— begin —

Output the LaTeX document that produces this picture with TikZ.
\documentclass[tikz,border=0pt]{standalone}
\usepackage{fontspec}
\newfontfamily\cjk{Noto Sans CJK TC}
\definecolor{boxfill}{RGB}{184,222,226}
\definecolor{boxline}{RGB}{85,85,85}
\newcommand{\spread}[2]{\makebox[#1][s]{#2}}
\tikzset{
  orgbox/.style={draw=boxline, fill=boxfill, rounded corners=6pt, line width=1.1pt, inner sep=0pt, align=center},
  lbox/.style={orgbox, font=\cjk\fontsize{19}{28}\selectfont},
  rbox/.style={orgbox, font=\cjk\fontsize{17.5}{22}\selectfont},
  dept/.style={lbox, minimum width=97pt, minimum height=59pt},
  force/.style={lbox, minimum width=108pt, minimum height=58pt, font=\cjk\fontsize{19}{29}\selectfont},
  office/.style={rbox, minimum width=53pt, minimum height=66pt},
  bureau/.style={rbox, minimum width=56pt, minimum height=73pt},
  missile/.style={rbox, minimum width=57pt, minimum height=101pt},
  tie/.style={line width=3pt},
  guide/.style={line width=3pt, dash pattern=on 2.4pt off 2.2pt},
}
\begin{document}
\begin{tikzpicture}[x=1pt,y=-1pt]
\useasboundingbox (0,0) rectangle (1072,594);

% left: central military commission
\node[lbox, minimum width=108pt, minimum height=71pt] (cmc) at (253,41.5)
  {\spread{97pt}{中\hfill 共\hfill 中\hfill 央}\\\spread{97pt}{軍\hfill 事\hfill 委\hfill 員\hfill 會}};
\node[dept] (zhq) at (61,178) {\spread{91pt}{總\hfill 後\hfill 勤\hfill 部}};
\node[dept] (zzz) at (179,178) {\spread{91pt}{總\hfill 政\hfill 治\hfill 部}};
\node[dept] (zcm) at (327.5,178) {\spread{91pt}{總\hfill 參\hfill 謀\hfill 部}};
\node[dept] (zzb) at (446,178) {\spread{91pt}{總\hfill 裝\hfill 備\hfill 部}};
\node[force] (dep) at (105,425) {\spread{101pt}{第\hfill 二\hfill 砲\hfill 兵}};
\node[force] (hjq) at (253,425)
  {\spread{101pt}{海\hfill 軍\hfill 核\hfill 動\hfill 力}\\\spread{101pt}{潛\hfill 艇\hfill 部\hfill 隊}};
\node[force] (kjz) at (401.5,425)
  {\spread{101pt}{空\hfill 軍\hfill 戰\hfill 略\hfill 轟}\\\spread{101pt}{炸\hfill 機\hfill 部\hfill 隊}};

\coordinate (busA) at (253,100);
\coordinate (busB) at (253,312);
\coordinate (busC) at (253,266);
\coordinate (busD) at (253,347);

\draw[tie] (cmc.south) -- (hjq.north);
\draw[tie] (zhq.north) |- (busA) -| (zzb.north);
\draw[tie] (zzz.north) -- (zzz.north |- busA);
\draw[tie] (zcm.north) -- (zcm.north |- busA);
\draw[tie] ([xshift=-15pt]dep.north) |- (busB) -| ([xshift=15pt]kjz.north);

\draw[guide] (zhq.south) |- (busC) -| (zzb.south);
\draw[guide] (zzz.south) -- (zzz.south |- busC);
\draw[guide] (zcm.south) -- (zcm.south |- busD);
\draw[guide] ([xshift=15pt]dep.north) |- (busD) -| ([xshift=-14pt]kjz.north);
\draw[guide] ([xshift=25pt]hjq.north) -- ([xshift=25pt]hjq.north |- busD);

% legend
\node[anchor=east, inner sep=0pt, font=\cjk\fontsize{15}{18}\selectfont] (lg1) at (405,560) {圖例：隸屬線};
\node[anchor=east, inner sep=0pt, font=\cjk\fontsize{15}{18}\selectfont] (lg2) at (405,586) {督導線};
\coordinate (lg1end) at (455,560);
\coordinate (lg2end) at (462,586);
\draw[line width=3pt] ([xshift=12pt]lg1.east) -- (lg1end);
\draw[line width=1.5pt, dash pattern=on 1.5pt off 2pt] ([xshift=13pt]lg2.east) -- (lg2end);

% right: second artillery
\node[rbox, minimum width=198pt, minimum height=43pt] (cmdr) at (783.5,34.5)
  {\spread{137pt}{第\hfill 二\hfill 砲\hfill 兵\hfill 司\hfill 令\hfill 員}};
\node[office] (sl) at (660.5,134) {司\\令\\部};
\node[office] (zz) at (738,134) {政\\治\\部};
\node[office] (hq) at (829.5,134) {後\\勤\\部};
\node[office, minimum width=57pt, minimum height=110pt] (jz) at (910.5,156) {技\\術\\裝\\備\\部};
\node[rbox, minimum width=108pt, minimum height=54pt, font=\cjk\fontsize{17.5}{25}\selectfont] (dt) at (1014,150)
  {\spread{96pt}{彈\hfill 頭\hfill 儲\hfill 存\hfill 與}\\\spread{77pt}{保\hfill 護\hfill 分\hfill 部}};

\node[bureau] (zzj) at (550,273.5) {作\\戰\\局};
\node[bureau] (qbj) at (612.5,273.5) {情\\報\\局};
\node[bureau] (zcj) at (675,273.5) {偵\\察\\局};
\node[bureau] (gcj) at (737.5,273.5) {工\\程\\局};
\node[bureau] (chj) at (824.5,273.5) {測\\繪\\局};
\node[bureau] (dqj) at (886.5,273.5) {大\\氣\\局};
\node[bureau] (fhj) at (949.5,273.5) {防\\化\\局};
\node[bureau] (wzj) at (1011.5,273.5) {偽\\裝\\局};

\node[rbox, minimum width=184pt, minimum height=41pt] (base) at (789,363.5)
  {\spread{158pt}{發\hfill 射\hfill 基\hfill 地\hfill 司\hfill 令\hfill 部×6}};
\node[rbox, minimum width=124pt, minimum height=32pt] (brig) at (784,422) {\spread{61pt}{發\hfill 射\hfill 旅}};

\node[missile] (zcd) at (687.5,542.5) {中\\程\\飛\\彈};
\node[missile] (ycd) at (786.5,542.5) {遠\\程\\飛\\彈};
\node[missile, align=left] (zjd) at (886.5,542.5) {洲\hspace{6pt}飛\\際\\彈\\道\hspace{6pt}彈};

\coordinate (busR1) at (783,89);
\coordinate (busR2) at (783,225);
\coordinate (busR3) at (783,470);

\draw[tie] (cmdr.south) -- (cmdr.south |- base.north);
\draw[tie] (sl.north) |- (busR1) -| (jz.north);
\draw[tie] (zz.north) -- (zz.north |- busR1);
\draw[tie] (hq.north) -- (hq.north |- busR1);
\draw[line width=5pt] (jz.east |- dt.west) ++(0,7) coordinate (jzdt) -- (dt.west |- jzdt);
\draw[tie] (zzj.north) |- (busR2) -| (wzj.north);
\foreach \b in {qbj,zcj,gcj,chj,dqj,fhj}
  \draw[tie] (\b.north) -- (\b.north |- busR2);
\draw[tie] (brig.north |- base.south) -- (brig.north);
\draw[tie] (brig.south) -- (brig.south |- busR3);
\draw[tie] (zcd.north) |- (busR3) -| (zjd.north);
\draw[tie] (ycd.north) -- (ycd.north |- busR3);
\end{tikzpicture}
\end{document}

— end —
— begin —

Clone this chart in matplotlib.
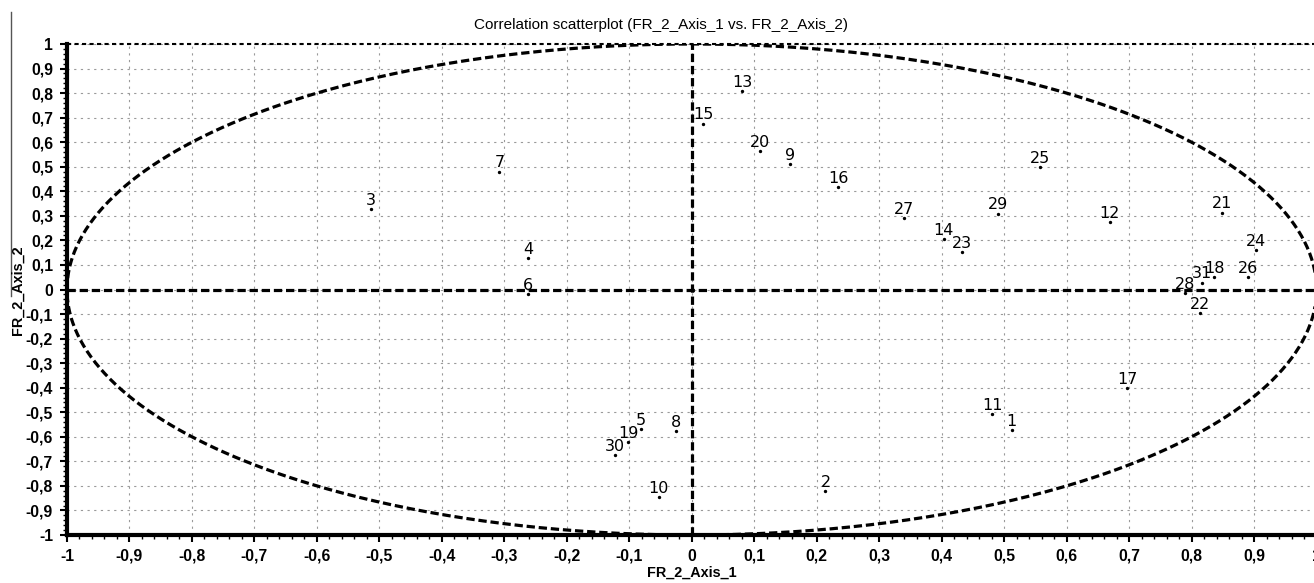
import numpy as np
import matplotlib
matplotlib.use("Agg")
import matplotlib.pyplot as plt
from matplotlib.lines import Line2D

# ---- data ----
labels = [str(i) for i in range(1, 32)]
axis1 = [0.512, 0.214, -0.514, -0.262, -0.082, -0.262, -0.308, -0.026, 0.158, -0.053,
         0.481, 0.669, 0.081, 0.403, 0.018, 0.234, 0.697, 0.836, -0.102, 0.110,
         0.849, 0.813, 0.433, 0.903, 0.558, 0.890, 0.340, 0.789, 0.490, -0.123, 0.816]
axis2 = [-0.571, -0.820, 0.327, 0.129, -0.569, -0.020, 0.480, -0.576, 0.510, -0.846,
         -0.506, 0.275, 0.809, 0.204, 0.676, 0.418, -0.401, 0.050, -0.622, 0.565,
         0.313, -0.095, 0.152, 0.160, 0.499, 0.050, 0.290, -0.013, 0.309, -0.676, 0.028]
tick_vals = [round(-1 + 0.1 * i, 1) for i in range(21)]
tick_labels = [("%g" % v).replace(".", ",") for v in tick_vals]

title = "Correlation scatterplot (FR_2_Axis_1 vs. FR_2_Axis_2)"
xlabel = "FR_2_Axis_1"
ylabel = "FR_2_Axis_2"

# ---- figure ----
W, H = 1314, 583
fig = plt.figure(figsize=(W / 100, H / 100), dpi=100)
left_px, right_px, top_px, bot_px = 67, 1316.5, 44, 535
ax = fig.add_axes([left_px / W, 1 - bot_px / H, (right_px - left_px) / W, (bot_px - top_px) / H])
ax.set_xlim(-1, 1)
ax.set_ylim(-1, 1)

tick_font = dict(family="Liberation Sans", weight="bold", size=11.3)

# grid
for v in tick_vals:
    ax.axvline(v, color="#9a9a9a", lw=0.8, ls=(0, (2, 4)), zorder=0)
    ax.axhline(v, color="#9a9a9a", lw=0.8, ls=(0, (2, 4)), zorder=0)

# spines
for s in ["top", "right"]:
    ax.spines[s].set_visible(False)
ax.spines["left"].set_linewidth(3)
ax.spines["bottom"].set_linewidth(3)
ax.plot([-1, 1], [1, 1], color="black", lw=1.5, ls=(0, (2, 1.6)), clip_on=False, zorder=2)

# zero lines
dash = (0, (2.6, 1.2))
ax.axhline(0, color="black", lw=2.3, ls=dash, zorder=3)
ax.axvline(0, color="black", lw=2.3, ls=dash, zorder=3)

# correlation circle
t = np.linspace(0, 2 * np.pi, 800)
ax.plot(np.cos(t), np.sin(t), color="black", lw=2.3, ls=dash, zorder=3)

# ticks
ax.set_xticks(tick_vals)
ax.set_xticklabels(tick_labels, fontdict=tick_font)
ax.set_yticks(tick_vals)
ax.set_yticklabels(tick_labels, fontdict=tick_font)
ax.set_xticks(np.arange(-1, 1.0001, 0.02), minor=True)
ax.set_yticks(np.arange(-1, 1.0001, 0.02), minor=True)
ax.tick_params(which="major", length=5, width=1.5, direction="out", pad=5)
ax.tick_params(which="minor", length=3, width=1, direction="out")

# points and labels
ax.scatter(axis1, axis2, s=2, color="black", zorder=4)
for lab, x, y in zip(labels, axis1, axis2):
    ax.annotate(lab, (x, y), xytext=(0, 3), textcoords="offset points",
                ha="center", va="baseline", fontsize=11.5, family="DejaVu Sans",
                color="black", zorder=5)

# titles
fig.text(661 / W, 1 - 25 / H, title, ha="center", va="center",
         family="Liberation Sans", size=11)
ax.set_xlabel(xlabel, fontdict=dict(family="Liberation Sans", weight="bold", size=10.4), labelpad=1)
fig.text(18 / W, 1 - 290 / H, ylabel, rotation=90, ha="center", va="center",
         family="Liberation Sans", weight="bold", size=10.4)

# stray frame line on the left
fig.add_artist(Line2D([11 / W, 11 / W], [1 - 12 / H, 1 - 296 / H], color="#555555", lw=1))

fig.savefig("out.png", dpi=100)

— end —

● **TASK GOAL**
Without the pictures, give again exactly the lines above starting at the line containing "Clone this chart in matplotlib." and ending at the line containing "from matplotlib.lines import Line2D".

● **THE REPLY**
Clone this chart in matplotlib.
import numpy as np
import matplotlib
matplotlib.use("Agg")
import matplotlib.pyplot as plt
from matplotlib.lines import Line2D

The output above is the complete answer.